Quantum top inside a Bose-Einstein-condensate Josephson junction

We consider an atomic quantum dot confined between two weakly coupled Bose-Einstein condensates, where the dot serves as an additional tunneling channel. It is shown that the thus-embedded atomic quantum dot is a pseudospin subject to an external torque, and therefore equivalent to a quantum top. We demonstrate by numerical analysis of the time-dependent coupled evolution equations that this microscopic quantum top is very sensitive to any deviation from linear oscillatory behavior of the condensates. For sufficiently strong dot-condensate coupling, the atomic quantum dot can induce or modify the tunneling between the macroscopic condensates in the two wells.

Figure 1

(Color online) An atomic quantum dot between two weakly coupled condensates, trapped in a double-well potential $V_{\mathrm{BEC}}$. The dot is a simple two-level $\text{system}\equiv \text{single}$ atom present-not present, is created by the tight potential $V_{\mathrm{AQD}}$ located at the position of the top of the barrier.
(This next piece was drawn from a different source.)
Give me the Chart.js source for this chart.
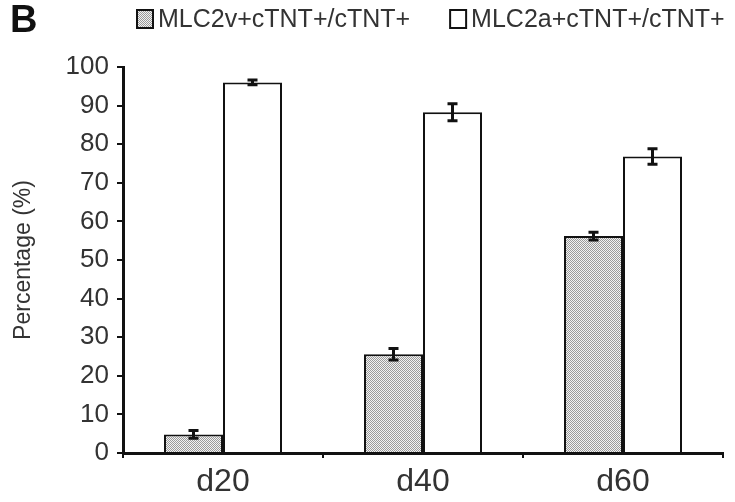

Atoms can be exchanged between wells either by direct tunneling (dashed arrows) or via the dot coupled to the condensates by a transfer matrix $T$.

Figure 2

Results for weak coupling $T_{\mathrm{rel}}=0.01$ ($N_0=1500$ throughout Figs. 2, 3, 4, as used in experiment [13]) and $\Lambda =10$. $n\left(0\right)=0$ [(a)-solid line], $n\left(0\right)=0.5$ [(a)-dashed line]. (b) The dot occupation for $n\left(0\right)=0$; (c) the precessional behavior of $\mathbf{\omega }$ (in units of $2\kappa$); and (d) the corresponding pseudospin nutation for $n\left(0\right)=0$.

Figure 3

Condensate in the self-trapped MST state, $n\left(0\right)=0.8$, $\Lambda =10$, $T_{\mathrm{rel}}=0.01$. Relative population oscillations are shown in (a) and the dot occupancy in (b). In (c), we display the projection of the frequency $\mathbf{\omega }$ [Eq. (10)] on the $x\text{−}y$ plane in units of $2\kappa$, and in (d) the pseudospin.

Figure 4

(Color online) Results for a $\pi$-junction. In (a), self-trapped MST state with $n\left(0\right)=0.6$, $\Lambda =1.25$; decoupled dot, $T_{\mathrm{rel}}=0$ (dashed line); $T_{\mathrm{rel}}=0.1$ (thick line), $T_{\mathrm{rel}}=1$ (thin wavy line); the pseudospin then nutates, (c) $(T_{\mathrm{rel}}=0.1)$. The AQD induces strong modifications, both for small oscillations between wells and in the MST state, (b) and (d); $n\left(0\right)=0.01$ and $T_{\mathrm{rel}}=0$ (dotted curve), $T_{\mathrm{rel}}=1$ (solid curve). Weak interaction coupling, $\Lambda =0.1$ in (b), strongly coupled MST state, $\Lambda =1.1$, in (d).